The outside arms on King County’s relatively new three-bike racks on the front of their buses are wearing out far more quickly than expected. The racks are still under warranty, so the manufacturer is sending replacement parts.
However, you may want to be prepared to encounter a bus without a rack on the front.
In response to recent problems with some of King County Metro’s bus bicycle racks, Metro’s Vehicle Maintenance staff have inspected all of the bike racks and determined that many of the support arms, especially those on the outside bike rack position, are wearing out much faster than the manufacturer expected. Fortunately, most of the bike racks are still under warranty, and our vendor is already shipping necessary replacement parts. The first repairs will be completed by the first weekend of July on North, East and Bellevue Base buses, which operate most of the service on SR 522 and SR 520. Repairs on the rest of the Metro system will take a bit longer, but should be completed by mid-July.
All of the bike rack slots currently on the buses have been inspected and determined to work correctly. However, approximately 15% of the slots have been taken out of service because of non-working support arms. Metro apologizes for the inconvenience to the cycling community and is working as quickly as possible to replace support arms that are experiencing problems.
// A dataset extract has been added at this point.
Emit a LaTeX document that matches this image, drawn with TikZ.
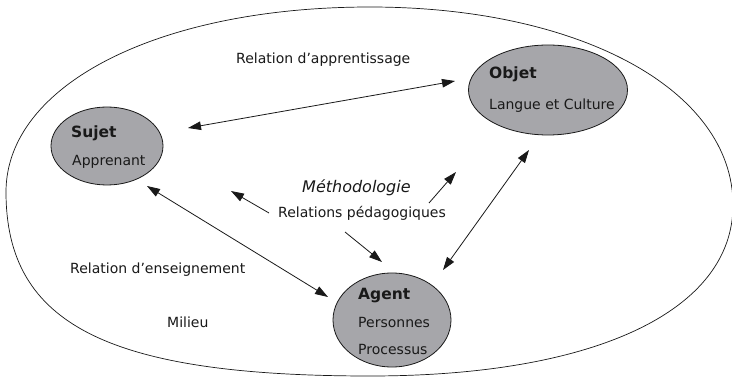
\documentclass[tikz,border=0pt]{standalone}
\usepackage{fontspec}
\setmainfont{DejaVu Sans}
\usetikzlibrary{arrows.meta,shapes.geometric}
\definecolor{ellfill}{RGB}{166,166,170}
\definecolor{ink}{RGB}{25,25,25}
\begin{document}
\begin{tikzpicture}[x=1pt,y=-1pt,
  outerline/.style={draw=ink,line width=0.7pt},
  blob/.style={ellipse,draw=ink,line width=0.8pt,fill=ellfill,inner sep=0pt},
  lbl/.style={inner sep=0pt,anchor=base west,text=ink,font=\fontsize{14}{16}\selectfont},
  title/.style={inner sep=0pt,anchor=base west,text=ink,font=\fontsize{15.5}{18}\selectfont\bfseries},
  rel/.style={draw=ink,line width=0.8pt,-{Triangle[length=13pt,width=8.5pt]}},
  birel/.style={draw=ink,line width=0.8pt,{Triangle[length=13pt,width=8.5pt]}-{Triangle[length=13pt,width=8.5pt]}}]
\useasboundingbox (0,0) rectangle (732,377);
\clip (0,0) rectangle (732,377);
\fill[white] (0,0) rectangle (732,377);
% outer milieu
\draw[outerline] (6,192) .. controls (6,84.7) and (158.9,7) .. (370,7)
  .. controls (580.5,7) and (733,90.2) .. (733,205)
  .. controls (733,311) and (595,376) .. (370,376)
  .. controls (108,376) and (6,324.5) .. (6,192) -- cycle;
% ellipses
\node[blob,minimum width=112pt,minimum height=78pt] (sujet) at (107,146) {};
\node[blob,minimum width=159pt,minimum height=90pt] (objet) at (548,90) {};
\node[blob,minimum width=118pt,minimum height=94pt] (agent) at (392,320) {};
% ellipse texts
\node[title] (sujetT) at (71,138) {Sujet};
\node[lbl] (sujetS) at (72,166) {Apprenant};
\node[title] (objetT) at (489,79) {Objet};
\node[lbl] (objetS) at (489,110) {Langue et Culture};
\node[title] (agentT) at (358,300) {Agent};
\node[lbl] (agentS1) at (358,327) {Personnes};
\node[lbl] (agentS2) at (358,354) {Processus};
% labels
\node[lbl] (lapp) at (236,64) {Relation d’apprentissage};
\node[lbl,font=\fontsize{16}{18}\selectfont\itshape] (lmeth) at (302,193) {Méthodologie};
\node[lbl] (lped) at (278,218) {Relations pédagogiques};
\node[lbl] (lens) at (70,273) {Relation d’enseignement};
\node[lbl] (lmil) at (167,327) {Milieu};
% arrow end points
\coordinate (so1) at (188,128);
\coordinate (so2) at (455,81);
\coordinate (sa1) at (147,186);
\coordinate (sa2) at (328,297);
\coordinate (oa1) at (529,150);
\coordinate (oa2) at (443,270);
\coordinate (m1s) at (269,213);
\coordinate (m1e) at (231,191);
\coordinate (m2s) at (429,203);
\coordinate (m2e) at (456,172);
\coordinate (m3s) at (345,232);
\coordinate (m3e) at (382,262);
% connectors
\draw[birel] (so1) -- (so2);
\draw[birel] (sa1) -- (sa2);
\draw[birel] (oa1) -- (oa2);
\draw[rel] (m1s) -- (m1e);
\draw[rel] (m2s) -- (m2e);
\draw[rel] (m3s) -- (m3e);
\end{tikzpicture}
\end{document}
While the repairs are being done, most buses will continue to have at least two bike rack spaces available.
We have written several times proclaiming the incredible power of the bus/bike combo in Seattle. Often, the combo of riding to an express route, then to your destination will be the absolute fastest way to get where you’re going.
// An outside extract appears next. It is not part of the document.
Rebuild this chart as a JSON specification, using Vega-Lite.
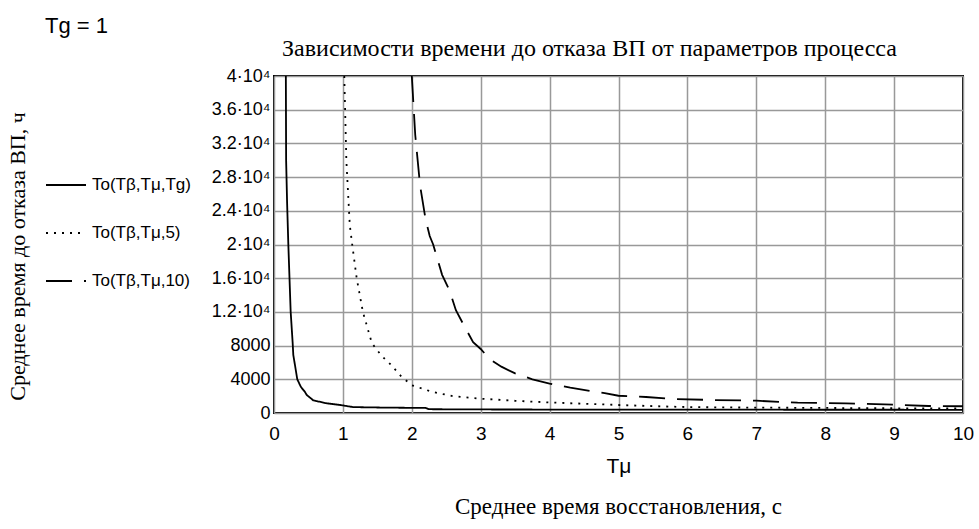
{
  "$schema": "https://vega.github.io/schema/vega-lite/v6.json",
  "width": 689,
  "height": 337,
  "autosize": {"type": "none"},
  "padding": {"left": 274, "top": 76, "right": 16, "bottom": 116},
  "background": "white",
  "title": {
    "text": "Среднее время восстановления, с",
    "orient": "bottom",
    "anchor": "middle",
    "font": "Liberation Serif",
    "fontSize": 23,
    "fontWeight": "normal",
    "color": "black",
    "offset": 20
  },
  "config": {
    "view": {"stroke": "black", "strokeWidth": 2},
    "axis": {"labelColor": "black", "titleColor": "black"}
  },
  "data": {
    "values": [
      {"s": "To(Tβ,Tμ,Tg)", "x": 0.172, "y": 40000},
      {"s": "To(Tβ,Tμ,Tg)", "x": 0.176, "y": 30000},
      {"s": "To(Tβ,Tμ,Tg)", "x": 0.19, "y": 25000},
      {"s": "To(Tβ,Tμ,Tg)", "x": 0.208, "y": 20000},
      {"s": "To(Tβ,Tμ,Tg)", "x": 0.242, "y": 12000},
      {"s": "To(Tβ,Tμ,Tg)", "x": 0.271, "y": 8300},
      {"s": "To(Tβ,Tμ,Tg)", "x": 0.28, "y": 6900},
      {"s": "To(Tβ,Tμ,Tg)", "x": 0.338, "y": 4000},
      {"s": "To(Tβ,Tμ,Tg)", "x": 0.39, "y": 3100},
      {"s": "To(Tβ,Tμ,Tg)", "x": 0.45, "y": 2490},
      {"s": "To(Tβ,Tμ,Tg)", "x": 0.475, "y": 2140},
      {"s": "To(Tβ,Tμ,Tg)", "x": 0.57, "y": 1500},
      {"s": "To(Tβ,Tμ,Tg)", "x": 0.624, "y": 1400},
      {"s": "To(Tβ,Tμ,Tg)", "x": 0.765, "y": 1150},
      {"s": "To(Tβ,Tμ,Tg)", "x": 0.96, "y": 950},
      {"s": "To(Tβ,Tμ,Tg)", "x": 1.15, "y": 700},
      {"s": "To(Tβ,Tμ,Tg)", "x": 1.6, "y": 640},
      {"s": "To(Tβ,Tμ,Tg)", "x": 2.2, "y": 600},
      {"s": "To(Tβ,Tμ,Tg)", "x": 2.25, "y": 450},
      {"s": "To(Tβ,Tμ,Tg)", "x": 3, "y": 420},
      {"s": "To(Tβ,Tμ,Tg)", "x": 5, "y": 400},
      {"s": "To(Tβ,Tμ,Tg)", "x": 7, "y": 390},
      {"s": "To(Tβ,Tμ,Tg)", "x": 10, "y": 380},
      {"s": "To(Tβ,Tμ,5)", "x": 1.02, "y": 40000},
      {"s": "To(Tβ,Tμ,5)", "x": 1.05, "y": 30000},
      {"s": "To(Tβ,Tμ,5)", "x": 1.1, "y": 22300},
      {"s": "To(Tβ,Tμ,5)", "x": 1.135, "y": 20000},
      {"s": "To(Tβ,Tμ,5)", "x": 1.2, "y": 16000},
      {"s": "To(Tβ,Tμ,5)", "x": 1.29, "y": 12000},
      {"s": "To(Tβ,Tμ,5)", "x": 1.42, "y": 8300},
      {"s": "To(Tβ,Tμ,5)", "x": 1.56, "y": 6800},
      {"s": "To(Tβ,Tμ,5)", "x": 1.7, "y": 5700},
      {"s": "To(Tβ,Tμ,5)", "x": 1.85, "y": 4300},
      {"s": "To(Tβ,Tμ,5)", "x": 2.0, "y": 3300},
      {"s": "To(Tβ,Tμ,5)", "x": 2.3, "y": 2500},
      {"s": "To(Tβ,Tμ,5)", "x": 2.6, "y": 2000},
      {"s": "To(Tβ,Tμ,5)", "x": 3.0, "y": 1700},
      {"s": "To(Tβ,Tμ,5)", "x": 3.5, "y": 1450},
      {"s": "To(Tβ,Tμ,5)", "x": 4.0, "y": 1250},
      {"s": "To(Tβ,Tμ,5)", "x": 4.5, "y": 1100},
      {"s": "To(Tβ,Tμ,5)", "x": 5.0, "y": 950},
      {"s": "To(Tβ,Tμ,5)", "x": 5.5, "y": 820},
      {"s": "To(Tβ,Tμ,5)", "x": 6.0, "y": 700},
      {"s": "To(Tβ,Tμ,5)", "x": 7.0, "y": 640},
      {"s": "To(Tβ,Tμ,5)", "x": 8.0, "y": 600},
      {"s": "To(Tβ,Tμ,5)", "x": 9.0, "y": 560},
      {"s": "To(Tβ,Tμ,5)", "x": 10.0, "y": 530},
      {"s": "To(Tβ,Tμ,10)", "x": 2.0, "y": 40000},
      {"s": "To(Tβ,Tμ,10)", "x": 2.05, "y": 33000},
      {"s": "To(Tβ,Tμ,10)", "x": 2.12, "y": 27000},
      {"s": "To(Tβ,Tμ,10)", "x": 2.2, "y": 23000},
      {"s": "To(Tβ,Tμ,10)", "x": 2.26, "y": 21000},
      {"s": "To(Tβ,Tμ,10)", "x": 2.31, "y": 20000},
      {"s": "To(Tβ,Tμ,10)", "x": 2.44, "y": 16400},
      {"s": "To(Tβ,Tμ,10)", "x": 2.55, "y": 14500},
      {"s": "To(Tβ,Tμ,10)", "x": 2.64, "y": 12200},
      {"s": "To(Tβ,Tμ,10)", "x": 2.75, "y": 10500},
      {"s": "To(Tβ,Tμ,10)", "x": 2.89, "y": 8400},
      {"s": "To(Tβ,Tμ,10)", "x": 3.0, "y": 7600},
      {"s": "To(Tβ,Tμ,10)", "x": 3.13, "y": 6400},
      {"s": "To(Tβ,Tμ,10)", "x": 3.3, "y": 5500},
      {"s": "To(Tβ,Tμ,10)", "x": 3.5, "y": 4700},
      {"s": "To(Tβ,Tμ,10)", "x": 3.75, "y": 4000},
      {"s": "To(Tβ,Tμ,10)", "x": 4.0, "y": 3500},
      {"s": "To(Tβ,Tμ,10)", "x": 4.3, "y": 3000},
      {"s": "To(Tβ,Tμ,10)", "x": 4.6, "y": 2600},
      {"s": "To(Tβ,Tμ,10)", "x": 4.8, "y": 2370},
      {"s": "To(Tβ,Tμ,10)", "x": 5.0, "y": 2050},
      {"s": "To(Tβ,Tμ,10)", "x": 5.4, "y": 1900},
      {"s": "To(Tβ,Tμ,10)", "x": 5.8, "y": 1660},
      {"s": "To(Tβ,Tμ,10)", "x": 6.4, "y": 1540},
      {"s": "To(Tβ,Tμ,10)", "x": 7.0, "y": 1460},
      {"s": "To(Tβ,Tμ,10)", "x": 7.6, "y": 1220},
      {"s": "To(Tβ,Tμ,10)", "x": 8.3, "y": 1150},
      {"s": "To(Tβ,Tμ,10)", "x": 9.0, "y": 1000},
      {"s": "To(Tβ,Tμ,10)", "x": 9.5, "y": 830},
      {"s": "To(Tβ,Tμ,10)", "x": 10.0, "y": 800}
    ]
  },
  "layer": [
    {
      "transform": [{"filter": {"field": "s", "oneOf": ["To(Tβ,Tμ,Tg)", "To(Tβ,Tμ,5)"]}}],
      "mark": {"type": "line", "color": "black", "strokeWidth": 1.8, "clip": true},
      "encoding": {
        "x": {
          "field": "x", "type": "quantitative",
          "scale": {"domain": [0, 10], "nice": false, "zero": false},
          "axis": {
            "orient": "bottom",
            "values": [0, 1, 2, 3, 4, 5, 6, 7, 8, 9, 10], "tickCount": 11,
            "grid": true, "gridColor": "#999999", "gridWidth": 1.5, "gridOpacity": 1,
            "ticks": false, "domain": false, "labelOverlap": false,
            "labelFont": "Liberation Sans", "labelFontSize": 19, "labelPadding": 11, "labelFlush": false,
            "title": "Tμ", "titleFont": "Liberation Sans", "titleFontSize": 21, "titleFontWeight": "normal",
            "titleY": 53, "titleBaseline": "middle"
          }
        },
        "y": {
          "field": "y", "type": "quantitative",
          "scale": {"domain": [0, 40000], "nice": false},
          "axis": {
            "values": [0, 4000, 8000, 12000, 16000, 20000, 24000, 28000, 32000, 36000, 40000], "tickCount": 11,
            "labelExpr": "datum.value == 0 ? '0' : (datum.value < 10000 ? format(datum.value, 'd') : format(datum.value / 10000, '.1~f') + '·10⁴')",
            "labelOverlap": false,
            "grid": true, "gridColor": "#999999", "gridWidth": 1.5, "gridOpacity": 1,
            "ticks": false, "domain": false,
            "labelFont": "Liberation Sans", "labelFontSize": 18, "labelPadding": 4,
            "title": "Среднее время до отказа ВП, ч", "titleFont": "Liberation Serif", "titleFontSize": 22, "titleFontWeight": "normal",
            "titleX": -257, "titleY": 180, "titleAngle": -90, "titleAlign": "center", "titleBaseline": "middle"
          }
        },
        "strokeDash": {
          "field": "s", "type": "nominal",
          "scale": {"domain": ["To(Tβ,Tμ,Tg)", "To(Tβ,Tμ,5)", "To(Tβ,Tμ,10)"], "range": [[1, 0], [2, 6], [26, 12]]},
          "legend": {
            "orient": "none", "legendX": -229, "legendY": -60, "padding": 0,
            "title": "Tg = 1", "titleFont": "Liberation Sans", "titleFontSize": 22, "titleFontWeight": "normal", "titleColor": "black",
            "titlePadding": 126,
            "labelFont": "Liberation Sans", "labelFontSize": 17, "labelColor": "black", "labelOffset": 5,
            "symbolType": "stroke", "symbolSize": 1600, "symbolStrokeWidth": 1.8, "symbolStrokeColor": "black",
            "rowPadding": 19
          }
        }
      }
    },
    {
      "transform": [{"filter": {"field": "s", "equal": "To(Tβ,Tμ,10)"}}],
      "mark": {"type": "line", "color": "black", "strokeWidth": 1.8, "clip": true},
      "encoding": {
        "x": {
          "field": "x", "type": "quantitative",
          "scale": {"domain": [0, 10], "nice": false, "zero": false},
          "axis": {
            "orient": "top", "labels": false, "ticks": false, "domain": false, "grid": false,
            "title": "Зависимости  времени до отказа ВП от параметров процесса",
            "titleFont": "Liberation Serif", "titleFontSize": 24, "titleFontWeight": "normal",
            "titleX": 315, "titleY": -21, "titleAlign": "center", "titleBaseline": "alphabetic"
          }
        },
        "y": {"field": "y", "type": "quantitative", "scale": {"domain": [0, 40000], "nice": false}},
        "strokeDash": {
          "field": "s", "type": "nominal",
          "scale": {"domain": ["To(Tβ,Tμ,Tg)", "To(Tβ,Tμ,5)", "To(Tβ,Tμ,10)"], "range": [[1, 0], [2, 6], [26, 12]]}
        }
      }
    }
  ],
  "resolve": {"axis": {"x": "independent"}}
}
The change from two-bike racks to three was great, except that the new racks are a little too hard to use. The buttons often stick and you have to learn to pull the arm straight out before moving it (instead of pulling and moving at once, as one might do in a hurry). Hopefully the replacement parts will help with this small problem.
In the end, though, taking a bike on a bus is not a permanent solution that is built to scale. My friend Marie, for example, has been trying to take her bike on a bus from the U-District to Lynnwood for work. Today, after watching two buses go by with full racks, she had to go back home and get her car so she would not be late.
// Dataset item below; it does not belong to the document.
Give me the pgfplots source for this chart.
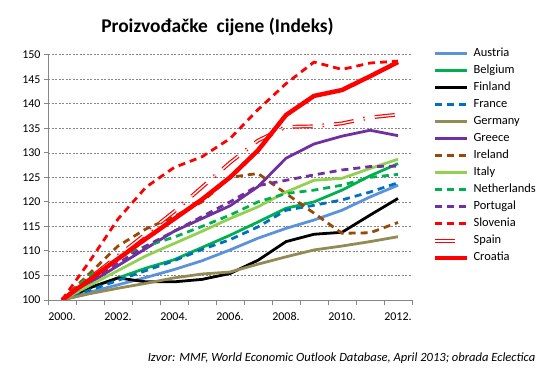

The solution: A regional bike share system. No reason to take your own bike on the bus when you can just depend on there being a bike waiting for you at your stop.
Mayor McGinn tweeted about how great Washington DC’s bike share system is, saying “We’re working with King County on a business plan to bring it to Seattle.” (see our previous post for more on that effort)
Considering the plurality of Seattle commuters who depend on transit, our city could be particularly well-positioned for a bike share system. With bike racks near express bus stops and public bikes near commercial centers and bus depots, people will discover what many readers of this blog already know: Biking is the fastest and most enjoyable way to get around the city, even if it is only for a mile or less.